Exercise task: Take every line from the first down to the line with "lags = list(range(-29, 31))" and set it down exactly, without the pictures.
####################
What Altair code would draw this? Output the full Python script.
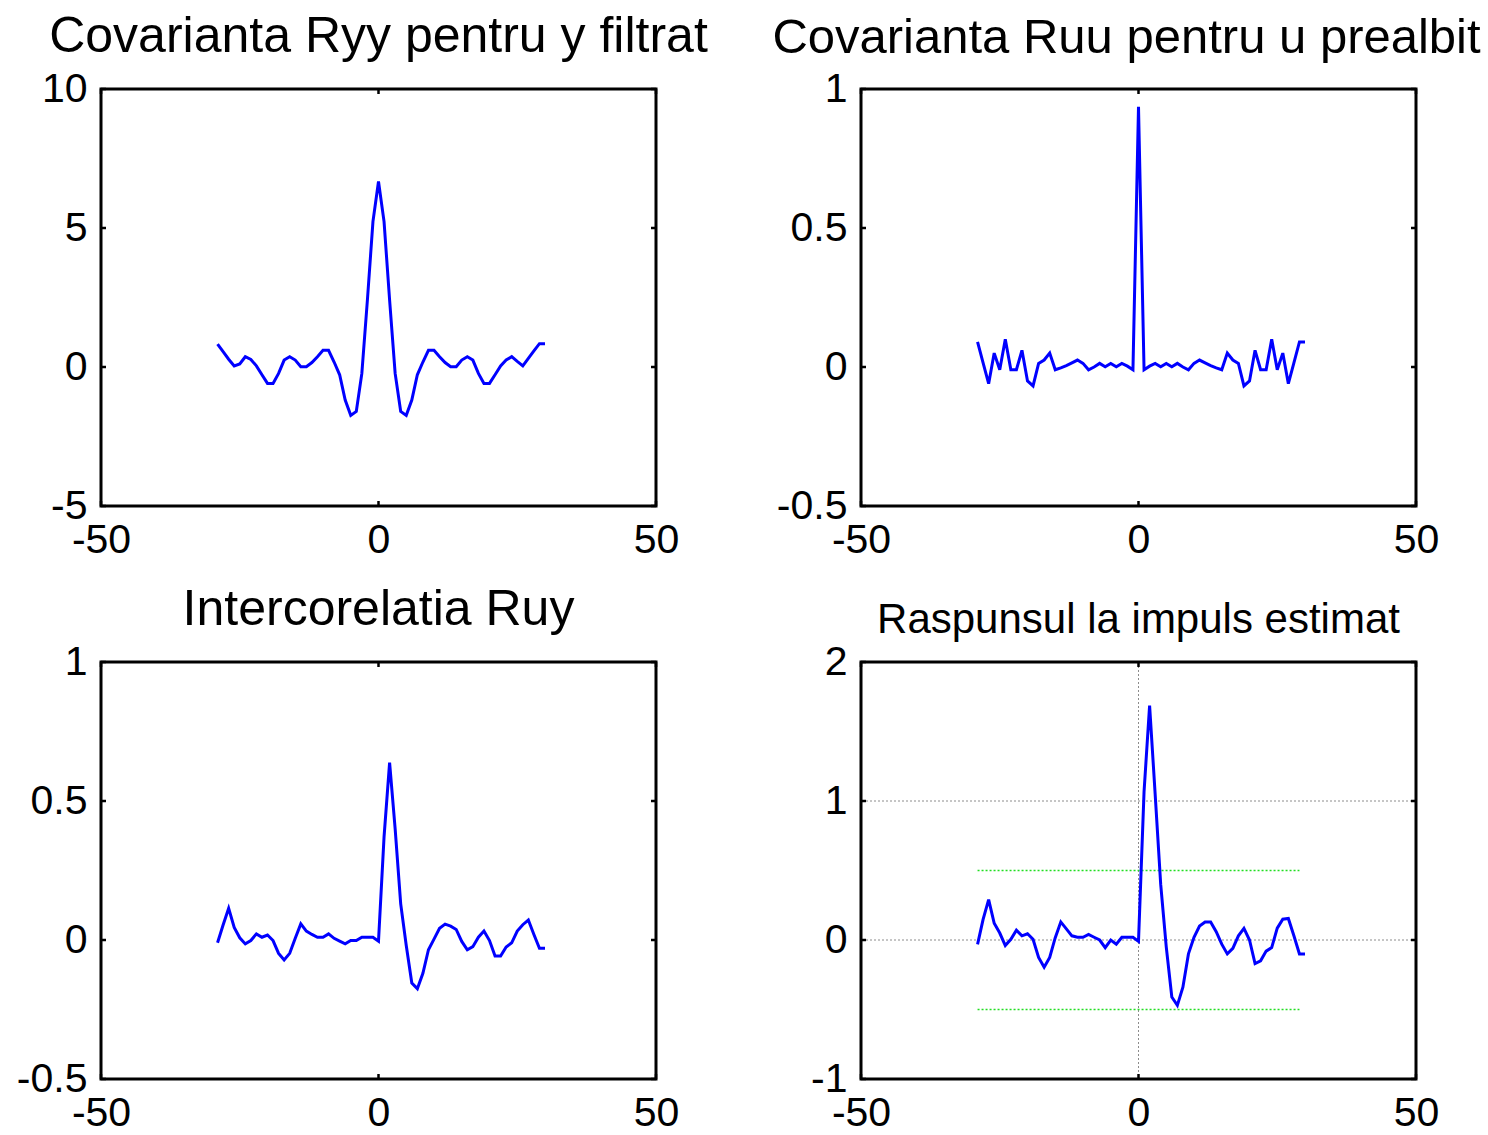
import altair as alt
import pandas as pd

# ---------------- data ----------------
lags = list(range(-29, 31))

ryy = [0.82, 0.55, 0.28, 0.04, 0.11, 0.37, 0.27, 0.04, -0.28, -0.59,
       -0.59, -0.23, 0.25, 0.37, 0.25, 0.01, 0.01, 0.16, 0.37, 0.60,
       0.60, 0.18, -0.28, -1.19, -1.74, -1.60, -0.23, 2.41, 5.23, 6.67,
       5.23, 2.41, -0.23, -1.60, -1.74, -1.19, -0.28, 0.18, 0.60, 0.60,
       0.37, 0.16, 0.01, 0.01, 0.25, 0.37, 0.25, -0.23, -0.59, -0.59,
       -0.28, 0.04, 0.25, 0.37, 0.20, 0.04, 0.31, 0.58, 0.84, 0.84]

ruu = [0.09, 0.015, -0.06, 0.05, -0.01, 0.10, -0.01, -0.01, 0.06, -0.05,
       -0.068, 0.013, 0.025, 0.05, -0.01, -0.003, 0.005, 0.015, 0.025, 0.013,
       -0.01, 0.0, 0.013, 0.001, 0.013, 0.001, 0.013, 0.003, -0.01, 0.936,
       -0.01, 0.003, 0.013, 0.001, 0.013, 0.001, 0.013, 0.0, -0.01, 0.013,
       0.025, 0.015, 0.005, -0.003, -0.01, 0.05, 0.025, 0.013, -0.068, -0.05,
       0.06, -0.01, -0.01, 0.10, -0.01, 0.05, -0.06, 0.015, 0.09, 0.09]

ruy = [-0.01, 0.054, 0.114, 0.045, 0.008, -0.014, -0.002, 0.022, 0.01, 0.018,
       -0.002, -0.048, -0.072, -0.048, 0.006, 0.058, 0.032, 0.02, 0.01, 0.01,
       0.022, 0.006, -0.004, -0.014, -0.002, -0.002, 0.01, 0.01, 0.01, -0.004,
       0.371, 0.638, 0.40, 0.13, -0.02, -0.155, -0.175, -0.12, -0.035, 0.003,
       0.042, 0.057, 0.05, 0.038, -0.005, -0.035, -0.024, 0.01, 0.032, -0.002,
       -0.058, -0.058, -0.025, -0.01, 0.032, 0.055, 0.072, 0.02, -0.03, -0.03]

h_est = [-0.031, 0.148, 0.29, 0.12, 0.05, -0.04, 0.005, 0.07, 0.03, 0.045,
         0.005, -0.126, -0.196, -0.126, 0.017, 0.13, 0.08, 0.03, 0.02, 0.02,
         0.04, 0.02, 0.0, -0.055, 0.0, -0.03, 0.02, 0.02, 0.02, -0.01,
         1.067, 1.687, 1.05, 0.40, -0.05, -0.41, -0.47, -0.34, -0.10, 0.02,
         0.10, 0.13, 0.13, 0.06, -0.03, -0.10, -0.06, 0.03, 0.083, 0.0,
         -0.17, -0.15, -0.08, -0.055, 0.085, 0.15, 0.155, 0.03, -0.10, -0.10]

x_ticks = [-50, 0, 50]
y_ticks_ryy = [-5, 0, 5, 10]
y_ticks_ruu = [-0.5, 0, 0.5, 1]
y_ticks_ruy = [-0.5, 0, 0.5, 1]
y_ticks_h = [-1, 0, 1, 2]

conf_x = [-29, 29]
conf_levels = [0.5, -0.5]

titles = ["Covarianta Ryy pentru y filtrat",
          "Covarianta Ruu pentru u prealbit",
          "Intercorelatia Ruy",
          "Raspunsul la impuls estimat"]

# ---------------- styling ----------------
W, H = 555, 417
FONT = "Liberation Sans"
TICK = 5
LABEL_SIZE = 41
X_DOM = [-50, 50]


def make_axis(values):
    return alt.Axis(values=values, title=None, grid=False, domain=False,
                    ticks=False, labelFontSize=LABEL_SIZE, labelPadding=14,
                    labelFlush=False, labelOverlap=False, labelColor="black",
                    labelFont=FONT, labelExpr="'' + datum.value")


def panel(values, ydom, yticks, title, title_size=50, title_dx=0,
          grid=False, conf=False):
    xs = alt.Scale(domain=X_DOM, nice=False, zero=False)
    ys = alt.Scale(domain=ydom, nice=False, zero=False)
    xax = make_axis(x_ticks)
    yax = make_axis(yticks)
    df = pd.DataFrame({"lag": lags, "val": values})

    layers = []
    if grid:
        gx = pd.DataFrame({"t": [t for t in x_ticks if X_DOM[0] < t < X_DOM[1]]})
        gy = pd.DataFrame({"t": [t for t in yticks if ydom[0] < t < ydom[1]]})
        gstyle = dict(color="#8c8c8c", strokeWidth=1, strokeDash=[2, 2])
        layers.append(alt.Chart(gx).mark_rule(**gstyle).encode(
            x=alt.X("t:Q", scale=xs, axis=xax)))
        layers.append(alt.Chart(gy).mark_rule(**gstyle).encode(
            y=alt.Y("t:Q", scale=ys, axis=yax)))
    if conf:
        cdf = pd.DataFrame({"x1": [conf_x[0]] * len(conf_levels),
                            "x2": [conf_x[1]] * len(conf_levels),
                            "lvl": conf_levels})
        layers.append(alt.Chart(cdf).mark_rule(
            color="#22dd22", strokeWidth=1.3, strokeDash=[2, 2]).encode(
            x=alt.X("x1:Q", scale=xs, axis=xax),
            x2="x2:Q",
            y=alt.Y("lvl:Q", scale=ys, axis=yax),
        ))

    layers.append(alt.Chart(df).mark_line(color="#0000ff", strokeWidth=3).encode(
        x=alt.X("lag:Q", scale=xs, axis=xax),
        y=alt.Y("val:Q", scale=ys, axis=yax),
    ))

    xt = pd.DataFrame({"t": x_ticks})
    yt = pd.DataFrame({"t": yticks})
    tk = dict(color="black", strokeWidth=2.5)
    layers += [
        alt.Chart(xt).mark_rule(**tk).encode(
            x=alt.X("t:Q", scale=xs, axis=xax), y=alt.value(H), y2=alt.value(H - TICK)),
        alt.Chart(xt).mark_rule(**tk).encode(
            x=alt.X("t:Q", scale=xs, axis=xax), y=alt.value(0), y2=alt.value(TICK)),
        alt.Chart(yt).mark_rule(**tk).encode(
            y=alt.Y("t:Q", scale=ys, axis=yax), x=alt.value(0), x2=alt.value(TICK)),
        alt.Chart(yt).mark_rule(**tk).encode(
            y=alt.Y("t:Q", scale=ys, axis=yax), x=alt.value(W), x2=alt.value(W - TICK)),
    ]

    return alt.layer(*layers).properties(
        width=W, height=H,
        title=alt.TitleParams(text=title, fontSize=title_size, font=FONT,
                              fontWeight="normal", color="black",
                              anchor="middle", offset=6, dx=title_dx, dy=39.5,
                              baseline="alphabetic"),
    )


p1 = panel(ryy, [-5, 10], y_ticks_ryy, titles[0])
p2 = panel(ruu, [-0.5, 1], y_ticks_ruu, titles[1], title_size=49, title_dx=-12)
p3 = panel(ruy, [-0.5, 1], y_ticks_ruy, titles[2])
p4 = panel(h_est, [-1, 2], y_ticks_h, titles[3], title_size=42,
           grid=True, conf=True)

chart = alt.concat(
    p1, p2, p3, p4, columns=2,
    spacing=alt.RowColnumber(row=156, column=205),
    bounds="flush",
).properties(
    padding={"left": 14, "top": 10, "right": 4, "bottom": 0},
    background="white",
).configure(font=FONT).configure_view(stroke="black", strokeWidth=3)

chart.save("out.html", embed_options={"renderer": "svg", "actions": False})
####################
Solved exercise:
What Altair code would draw this? Output the full Python script.
import altair as alt
import pandas as pd

# ---------------- data ----------------
lags = list(range(-29, 31))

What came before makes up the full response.